* What the exercise asks *
Leave the pictures out and write out exactly the lines from the top of the entries through the line containing "radius=179, y radius=57];".

------------------------------------

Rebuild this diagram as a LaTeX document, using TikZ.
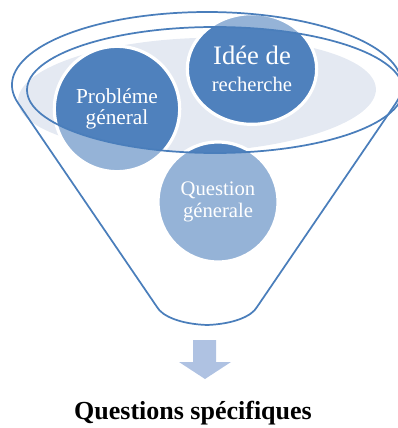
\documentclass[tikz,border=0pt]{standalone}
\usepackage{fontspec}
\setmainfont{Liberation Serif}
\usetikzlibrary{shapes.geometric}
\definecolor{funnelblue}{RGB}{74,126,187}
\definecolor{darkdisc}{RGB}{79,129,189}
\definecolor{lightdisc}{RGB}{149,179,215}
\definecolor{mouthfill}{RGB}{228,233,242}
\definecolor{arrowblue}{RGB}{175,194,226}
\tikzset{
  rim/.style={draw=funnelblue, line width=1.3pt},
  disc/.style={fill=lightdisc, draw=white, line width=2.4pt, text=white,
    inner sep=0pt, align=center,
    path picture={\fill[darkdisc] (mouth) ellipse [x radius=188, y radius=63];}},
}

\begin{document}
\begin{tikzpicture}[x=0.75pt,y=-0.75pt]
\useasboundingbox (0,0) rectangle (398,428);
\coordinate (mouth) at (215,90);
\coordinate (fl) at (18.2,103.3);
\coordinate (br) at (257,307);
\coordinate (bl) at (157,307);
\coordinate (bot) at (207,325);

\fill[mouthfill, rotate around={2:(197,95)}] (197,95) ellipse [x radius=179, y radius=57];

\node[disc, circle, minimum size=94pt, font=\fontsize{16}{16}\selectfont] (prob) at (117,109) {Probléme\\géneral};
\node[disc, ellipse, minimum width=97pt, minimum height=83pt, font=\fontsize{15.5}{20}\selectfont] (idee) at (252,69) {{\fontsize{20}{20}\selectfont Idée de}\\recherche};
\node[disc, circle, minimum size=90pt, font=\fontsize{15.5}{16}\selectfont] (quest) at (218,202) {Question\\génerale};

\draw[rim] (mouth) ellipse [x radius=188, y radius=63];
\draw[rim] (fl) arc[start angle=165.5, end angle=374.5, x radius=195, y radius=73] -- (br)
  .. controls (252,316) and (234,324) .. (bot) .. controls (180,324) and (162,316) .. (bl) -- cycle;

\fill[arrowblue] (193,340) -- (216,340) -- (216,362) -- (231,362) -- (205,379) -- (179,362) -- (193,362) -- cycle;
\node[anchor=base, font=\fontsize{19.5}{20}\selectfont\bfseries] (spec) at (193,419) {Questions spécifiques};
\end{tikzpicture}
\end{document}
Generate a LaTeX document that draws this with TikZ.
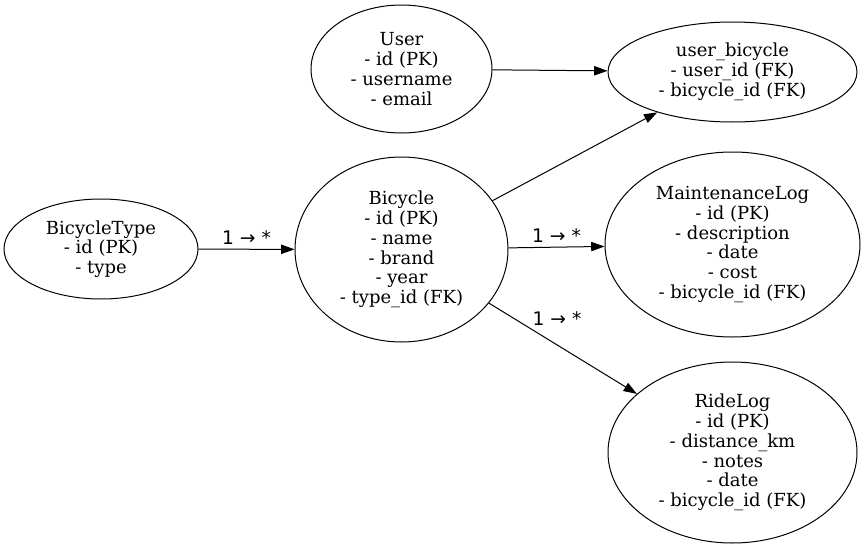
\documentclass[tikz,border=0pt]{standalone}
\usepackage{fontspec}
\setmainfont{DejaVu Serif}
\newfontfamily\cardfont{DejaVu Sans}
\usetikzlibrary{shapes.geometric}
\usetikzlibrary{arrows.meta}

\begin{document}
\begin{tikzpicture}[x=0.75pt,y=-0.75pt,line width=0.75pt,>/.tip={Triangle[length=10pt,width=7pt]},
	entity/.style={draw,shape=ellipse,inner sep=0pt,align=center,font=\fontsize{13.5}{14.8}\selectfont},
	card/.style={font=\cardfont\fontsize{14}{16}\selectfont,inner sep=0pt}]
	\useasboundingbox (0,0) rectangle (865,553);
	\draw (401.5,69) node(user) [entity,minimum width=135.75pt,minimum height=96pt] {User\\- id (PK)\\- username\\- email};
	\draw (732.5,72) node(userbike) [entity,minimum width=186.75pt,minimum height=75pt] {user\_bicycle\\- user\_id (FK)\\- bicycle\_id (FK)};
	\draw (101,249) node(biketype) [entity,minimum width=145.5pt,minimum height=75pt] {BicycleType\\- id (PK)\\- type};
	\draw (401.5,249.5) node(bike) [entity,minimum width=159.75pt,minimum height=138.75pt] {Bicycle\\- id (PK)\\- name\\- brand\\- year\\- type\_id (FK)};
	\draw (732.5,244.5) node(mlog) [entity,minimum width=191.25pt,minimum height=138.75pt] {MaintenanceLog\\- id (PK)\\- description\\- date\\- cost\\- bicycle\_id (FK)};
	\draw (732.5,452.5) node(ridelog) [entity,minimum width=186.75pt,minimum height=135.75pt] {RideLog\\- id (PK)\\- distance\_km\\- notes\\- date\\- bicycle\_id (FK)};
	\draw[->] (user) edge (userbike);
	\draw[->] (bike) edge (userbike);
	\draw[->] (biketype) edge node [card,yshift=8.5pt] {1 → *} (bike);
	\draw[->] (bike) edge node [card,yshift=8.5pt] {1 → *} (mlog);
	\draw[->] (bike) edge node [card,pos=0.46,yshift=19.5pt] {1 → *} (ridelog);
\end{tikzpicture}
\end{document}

------------------------------------

* The solution *
Rebuild this diagram as a LaTeX document, using TikZ.
\documentclass[tikz,border=0pt]{standalone}
\usepackage{fontspec}
\setmainfont{Liberation Serif}
\usetikzlibrary{shapes.geometric}
\definecolor{funnelblue}{RGB}{74,126,187}
\definecolor{darkdisc}{RGB}{79,129,189}
\definecolor{lightdisc}{RGB}{149,179,215}
\definecolor{mouthfill}{RGB}{228,233,242}
\definecolor{arrowblue}{RGB}{175,194,226}
\tikzset{
  rim/.style={draw=funnelblue, line width=1.3pt},
  disc/.style={fill=lightdisc, draw=white, line width=2.4pt, text=white,
    inner sep=0pt, align=center,
    path picture={\fill[darkdisc] (mouth) ellipse [x radius=188, y radius=63];}},
}

\begin{document}
\begin{tikzpicture}[x=0.75pt,y=-0.75pt]
\useasboundingbox (0,0) rectangle (398,428);
\coordinate (mouth) at (215,90);
\coordinate (fl) at (18.2,103.3);
\coordinate (br) at (257,307);
\coordinate (bl) at (157,307);
\coordinate (bot) at (207,325);

\fill[mouthfill, rotate around={2:(197,95)}] (197,95) ellipse [x radius=179, y radius=57];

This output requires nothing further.